In our mother’s small apartment, there was a point when she was no longer there but her belongings were, and, truthfully, there was, besides the fact of her physical absence, so little emotion there – just a bunch of dead wood and bought scraps. But, now, those meager items have been removed and, suddenly, somehow, everything is there and, out of the corner of our mind’s eye, so is she – in an odd way, maybe even more insistently so even than when she was really there. (Which begs the question, “What is real?” which will not be answered here, nor any attempt made to do so.)

In our house, in the kitchen, we surrounded the table with cat beds, raised to the level of the tabletop, so that when we ate, our cats ate with us; when we watched TV there, they watched with us – one family, together.
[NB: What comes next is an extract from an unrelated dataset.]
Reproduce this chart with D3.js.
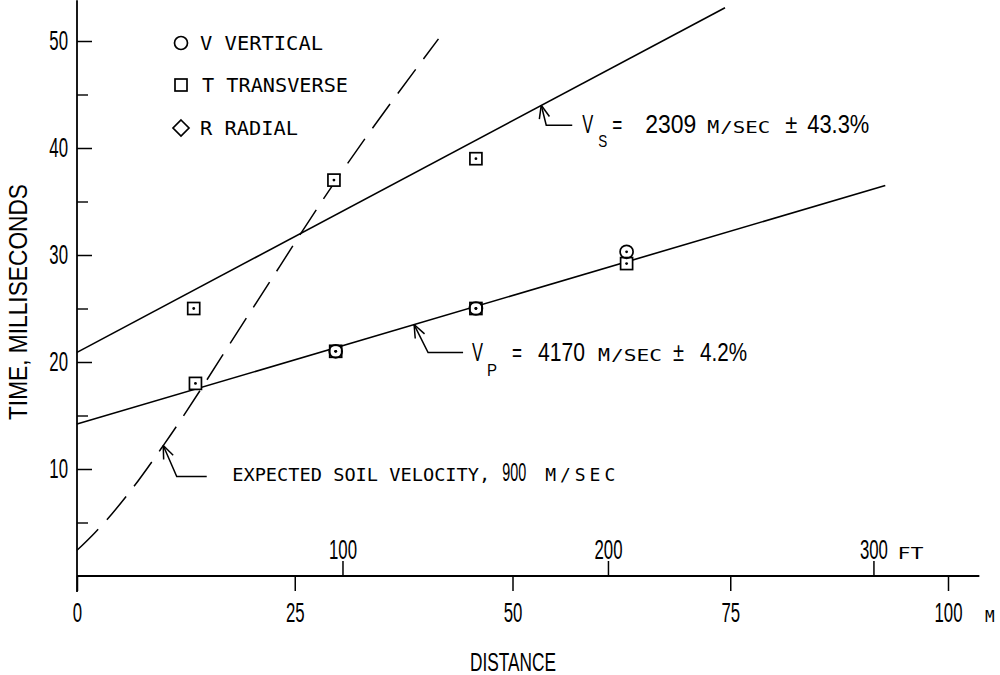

Soon, that spot became a central place in our home: no matter where the cats might spend their days, they would find their way to the beds, and us, to be fed, to be rubbed, to nap, each to his or her own favorite bed, or the one that the pecking order assigned each to. When the four became three, there was some shuffling of spots, but mainly it remained the same. When three became two, there was more of a freedom for the survivors to select any bed they wanted, within the parameters of cat power politics. When two became one, every bed was our last cat’s, and she used all of them.

But now, four have become none, and yet … there they all are again, we can see them, in their prime, where they belong, waiting for us: Spike and Luna and J.R. and Chub, in their spots. When there had been even just one cat, it had been a circle of empty beds used by her; with none, they are all occupied by their rightful residents. Strange about placeness: sometimes a complete absence is necessary to experience a complete presence. We felt it and, perhaps, noted it first when we visited the affecting and spectral Springside, in the Hudson Valley. Now, in a parent’s apartment, around our kitchen table, we feel it again. Like an empty stage that still resonates with the energy of the actors that once performed there – all of us, actors on our own stages, in a grand conceptual piece from which the art that then-ness and now-ness and placeness derives and remains.

Where we have been will be, to those who loved us, someplace we will always be, in a way they wish us to be always.